A Free Software Choice costs money sometimes.
Apparently, the company that makes my hand lotion brand uses coupons.com for its coupons. The only way to print a coupon is to use a proprietary software browser plugin called "couponprinter.exe" (which presumably implements some for of coupon DRM).
So, as of today, I actually have the price, in dollars, that it cost me to avoid proprietary software. Standing up for software freedom cost me $1.50 today. :)
The interesting thing is that this program has a OS X and Windows version, but nothing for iOS and Android/Linux. Now, if they had the latter, it'd surely be proprietary software anyway.
(That said, coupons.com does have a "send a paper copy to a postal address" option), and I have ordered the coupon to be sent to me.
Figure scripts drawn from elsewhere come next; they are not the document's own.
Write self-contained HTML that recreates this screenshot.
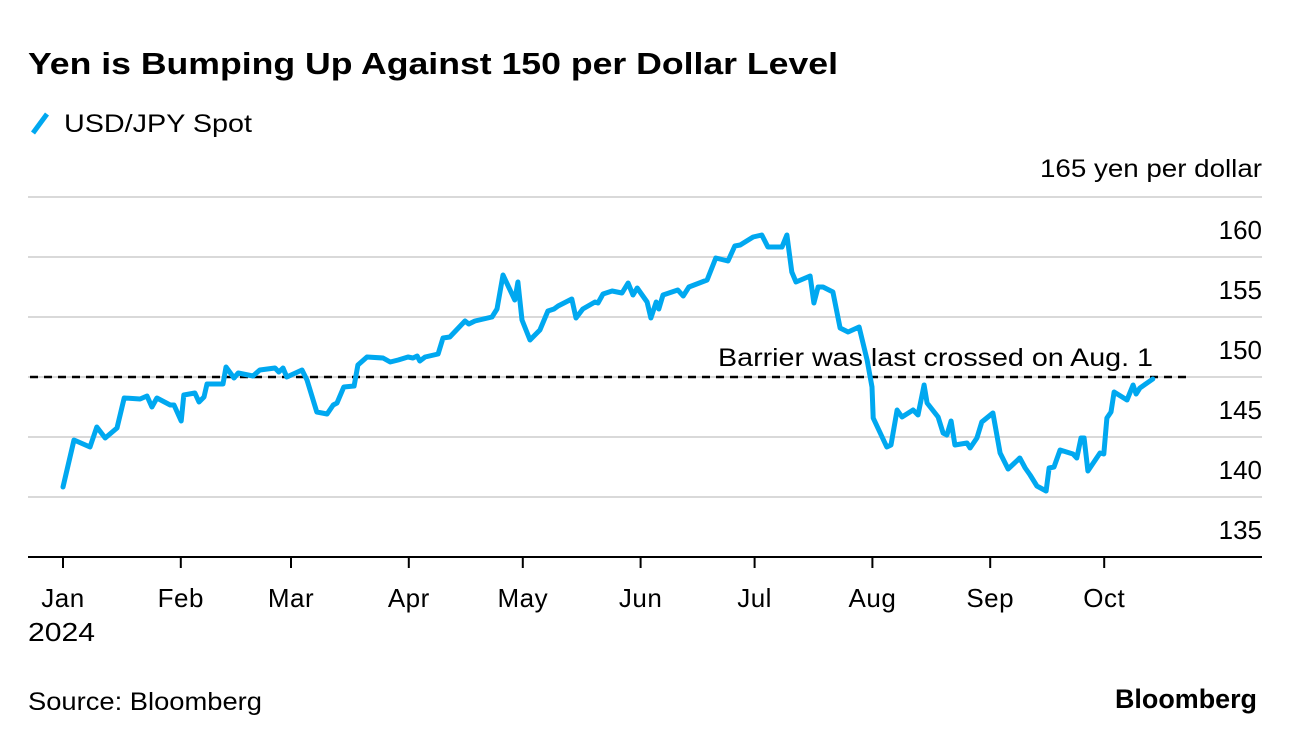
<!DOCTYPE html>
<html><head><meta charset="utf-8"><style>
body{margin:0;background:#fff;font-family:"Liberation Sans",Arial,sans-serif;}
svg{display:block}
</style></head><body>
<svg width="1296" height="744" xmlns="http://www.w3.org/2000/svg" font-family="Liberation Sans, Arial, sans-serif">
<text x="28" y="74" font-size="31" font-weight="bold" fill="#000" textLength="810" lengthAdjust="spacingAndGlyphs">Yen is Bumping Up Against 150 per Dollar Level</text>
<g>
<line x1="33" y1="133" x2="47" y2="114" stroke="#00a8f0" stroke-width="5"/>
<text x="64" y="132" font-size="25" fill="#000" textLength="188" lengthAdjust="spacingAndGlyphs">USD/JPY Spot</text>
</g>
<text x="1262" y="177" font-size="25" text-anchor="end" fill="#000" textLength="222" lengthAdjust="spacingAndGlyphs">165 yen per dollar</text>
<g id="grid"></g>
<g id="yticks"></g>
<g id="xaxis"></g>
<g id="plot"></g>
<text x="28" y="710" font-size="25" fill="#000" textLength="234" lengthAdjust="spacingAndGlyphs">Source: Bloomberg</text>
<text x="1257" y="708" font-size="27" font-weight="bold" text-anchor="end" fill="#000" textLength="142" lengthAdjust="spacingAndGlyphs">Bloomberg</text>
</svg>
<script>
const yTicks=[160,155,150,145,140,135];
const gridVals=[165,160,155,150,145,140];
const monthLabels=["Jan","Feb","Mar","Apr","May","Jun","Jul","Aug","Sep","Oct"];
const monthDays=[0,31,60,91,121,152,182,213,244,274];
const barrier=150;
const barrierLabel="Barrier was last crossed on Aug. 1";
const days=[0,2.9,7.1,8.9,11.1,14.2,16.1,20.3,22.1,23.4,24.7,28.2,29.2,31.1,31.8,34.7,35.8,37.1,37.9,42.1,42.9,45,46.1,50,51.8,55.8,56.8,57.9,58.9,62.9,64.2,66.8,69.5,71.1,72.1,73.9,76.6,77.6,80,84.2,86.1,88.2,90.8,92.1,93.2,93.9,95.3,98.7,100,101.8,105.8,106.8,108.4,112.9,114.2,115.8,118.9,119.7,120.8,122.9,125.5,127.6,129.2,130.3,133.9,135,136.8,140,140.8,142.1,144.5,147.1,148.7,150,151.1,153.7,154.7,156.1,156.8,157.9,161.8,163.2,164.7,169.5,171.8,175,176.8,178.2,181.6,183.9,185.5,189.2,190.5,191.8,192.9,196.6,197.6,198.7,200,202.6,204.5,206.6,209.5,211.6,212.9,213.2,216.8,217.9,219.5,220.8,223.7,225,226.6,227.4,230.3,231.6,232.6,233.7,234.7,237.9,238.7,240.5,241.8,244.7,246.6,248.7,251.8,253.2,254.5,256.3,258.7,259.5,260.8,262.4,265.8,266.8,267.9,268.7,269.7,272.9,273.9,274.7,275.8,276.6,280,281.6,282.4,283.4,286.8];
const values=[140.83,144.75,144.17,145.83,144.92,145.75,148.25,148.17,148.42,147.5,148.25,147.67,147.67,146.33,148.5,148.67,147.92,148.33,149.42,149.42,150.83,149.92,150.33,150.08,150.58,150.75,150.42,150.75,150,150.58,149.75,147.08,146.92,147.67,147.83,149.17,149.25,151,151.67,151.58,151.25,151.42,151.67,151.58,151.75,151.33,151.67,151.92,153.25,153.33,154.67,154.42,154.67,155,155.67,158.5,156.42,157.92,154.75,153.08,153.92,155.5,155.67,155.92,156.5,154.92,155.67,156.25,156.17,156.92,157.17,157,157.83,156.83,157.42,156.25,154.92,156.25,155.67,156.83,157.25,156.75,157.5,158.08,159.92,159.67,160.92,161,161.67,161.83,160.83,160.83,161.83,158.75,157.92,158.42,156.17,157.5,157.5,157.08,154.08,153.75,154.17,151.42,149.17,146.58,144.17,144.33,147.25,146.67,147.25,146.83,149.33,147.83,146.67,145.33,145.17,146.33,144.33,144.5,144.08,144.92,146.25,147,143.67,142.33,143.25,142.42,141.83,140.92,140.5,142.42,142.5,143.92,143.58,143.25,144.92,144.92,142.17,143.67,143.58,146.58,147.08,148.75,148.08,149.33,148.58,149.08,149.83];

const NS="http://www.w3.org/2000/svg";
const X=d=>63+d*3.8;
const Y=v=>197+(165-v)*12;
function mk(tag,attrs,parent,text){const e=document.createElementNS(NS,tag);for(const k in attrs)e.setAttribute(k,attrs[k]);if(text!==undefined)e.textContent=text;document.getElementById(parent).appendChild(e);return e;}
gridVals.forEach(v=>{
  const l=mk('line',{x1:28,x2:1262,y1:Y(v),y2:Y(v),stroke:'#d9d9d9','stroke-width':2},'grid');
  
  
});
yTicks.forEach(v=>{
  const t=mk('text',{x:1262,y:Y(v)-18,'font-size':26,'text-anchor':'end',fill:'#000'},'yticks',String(v));
  
  
});
const base=mk('line',{x1:28,x2:1262,y1:557,y2:557,stroke:'#000','stroke-width':2},'xaxis');


monthLabels.forEach((m,i)=>{
  const x=X(monthDays[i]);
  const tk=mk('line',{x1:x,x2:x,y1:557,y2:568,stroke:'#000','stroke-width':2},'xaxis');
  
  
  const t=mk('text',{x:x,y:607,'font-size':26,'text-anchor':'middle',fill:'#000','letter-spacing':0.5},'xaxis',m);
  
  
});
const yr=mk('text',{x:28,y:641,'font-size':26,fill:'#000',textLength:67,lengthAdjust:'spacingAndGlyphs'},'xaxis','2024');


const bl=mk('line',{x1:30,x2:1187,y1:Y(barrier),y2:Y(barrier),stroke:'#000','stroke-width':2.5,'stroke-dasharray':'8,6'},'plot');


const bt=mk('text',{x:718,y:Y(barrier)-11,'font-size':25,fill:'#000',textLength:435,lengthAdjust:'spacingAndGlyphs'},'plot',barrierLabel);


const pts=days.map((d,i)=>X(d).toFixed(1)+','+Y(values[i]).toFixed(1)).join(' ');
const pl=mk('polyline',{points:pts,fill:'none',stroke:'#00a8f0','stroke-width':5,'stroke-linejoin':'round','stroke-linecap':'round'},'plot');


</script>
</body></html>
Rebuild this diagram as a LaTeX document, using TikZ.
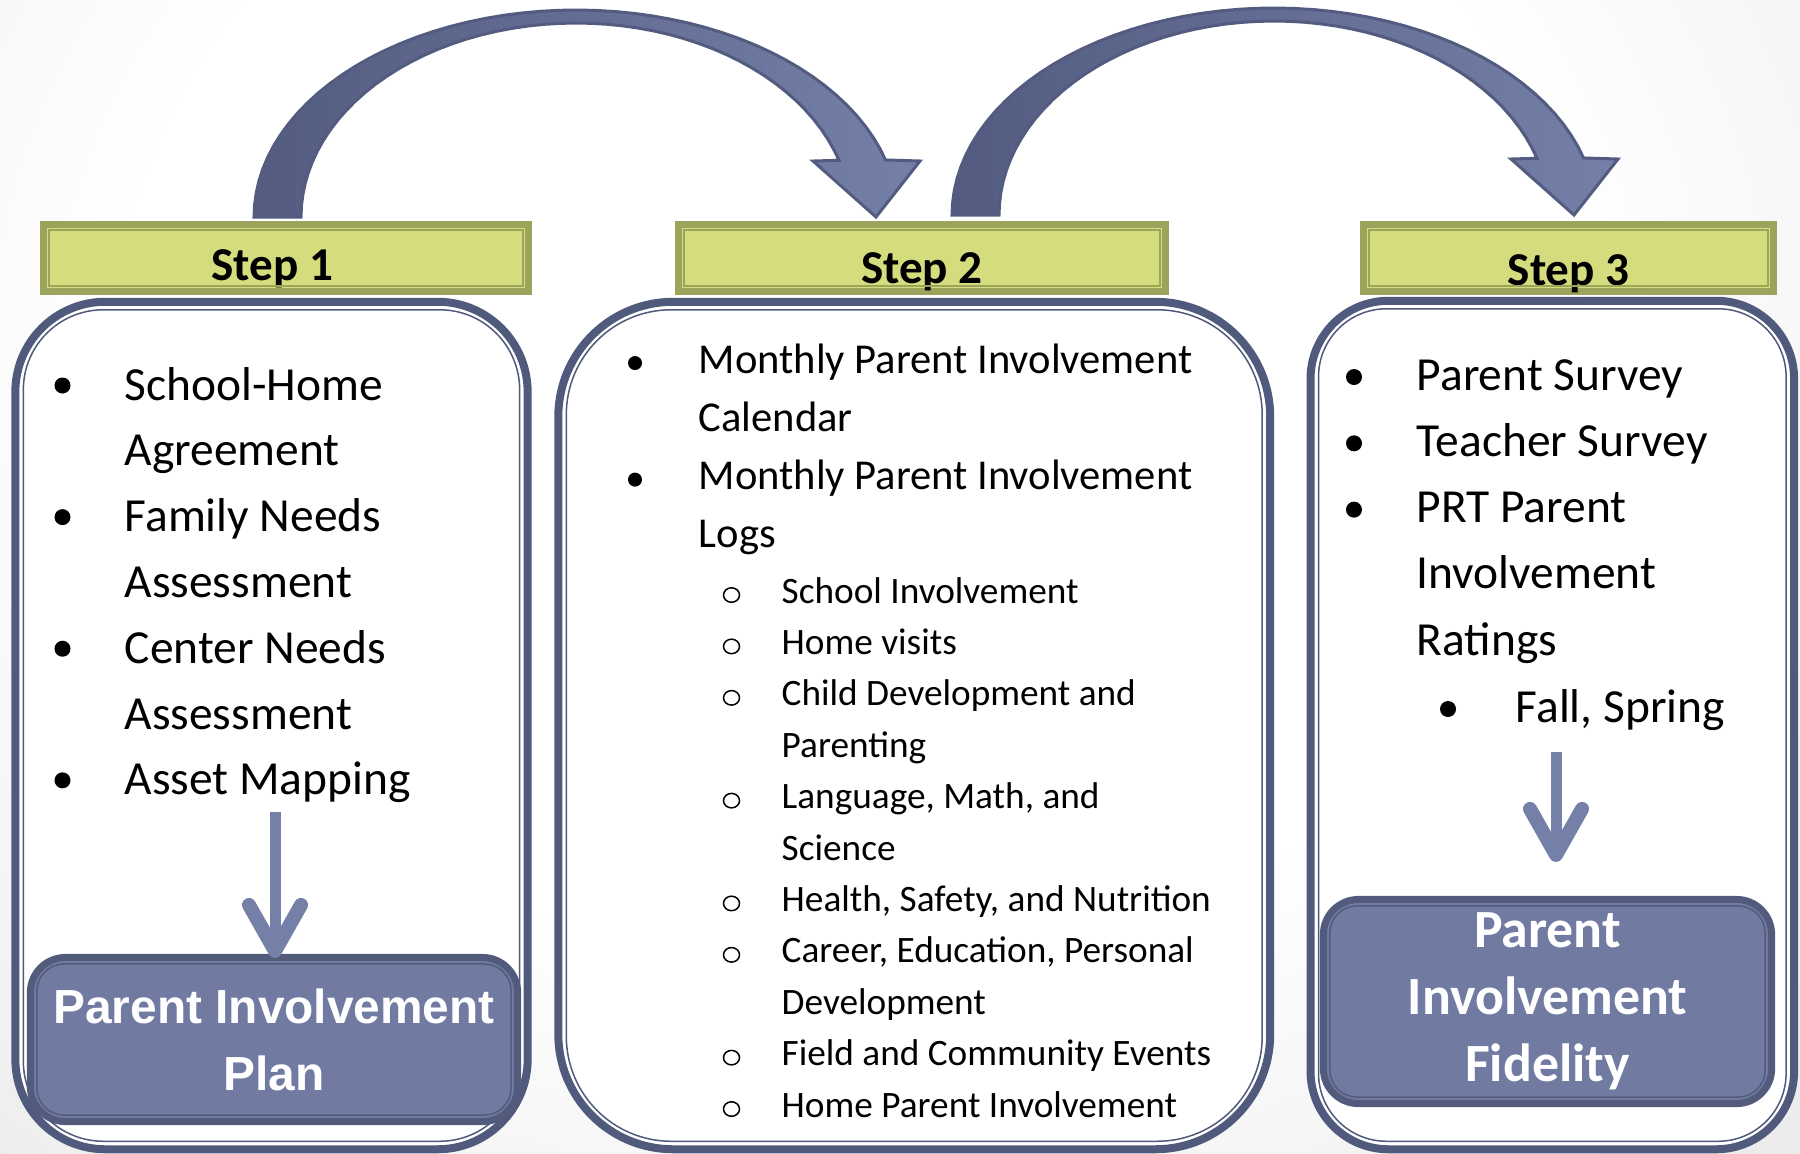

But it expires March 31st and I'm out of hand lotion today, so whether or not I get to use the coupon before expiration is an open question.)
I'm curious to try to order as many copies as possible of this coupon just to see if they implement ARM [0] properly.
[0] ARM is of course not an acronymn that's used to mean what I mean here, which is "Analog Restrictions Management", as opposed to the DRM I was talking about before, "Digital Restrictions Management".
aether likes this.
the DRM in the coupon printer I'm familiar with is about limiting the number of coupons you can print, not about their authenticity.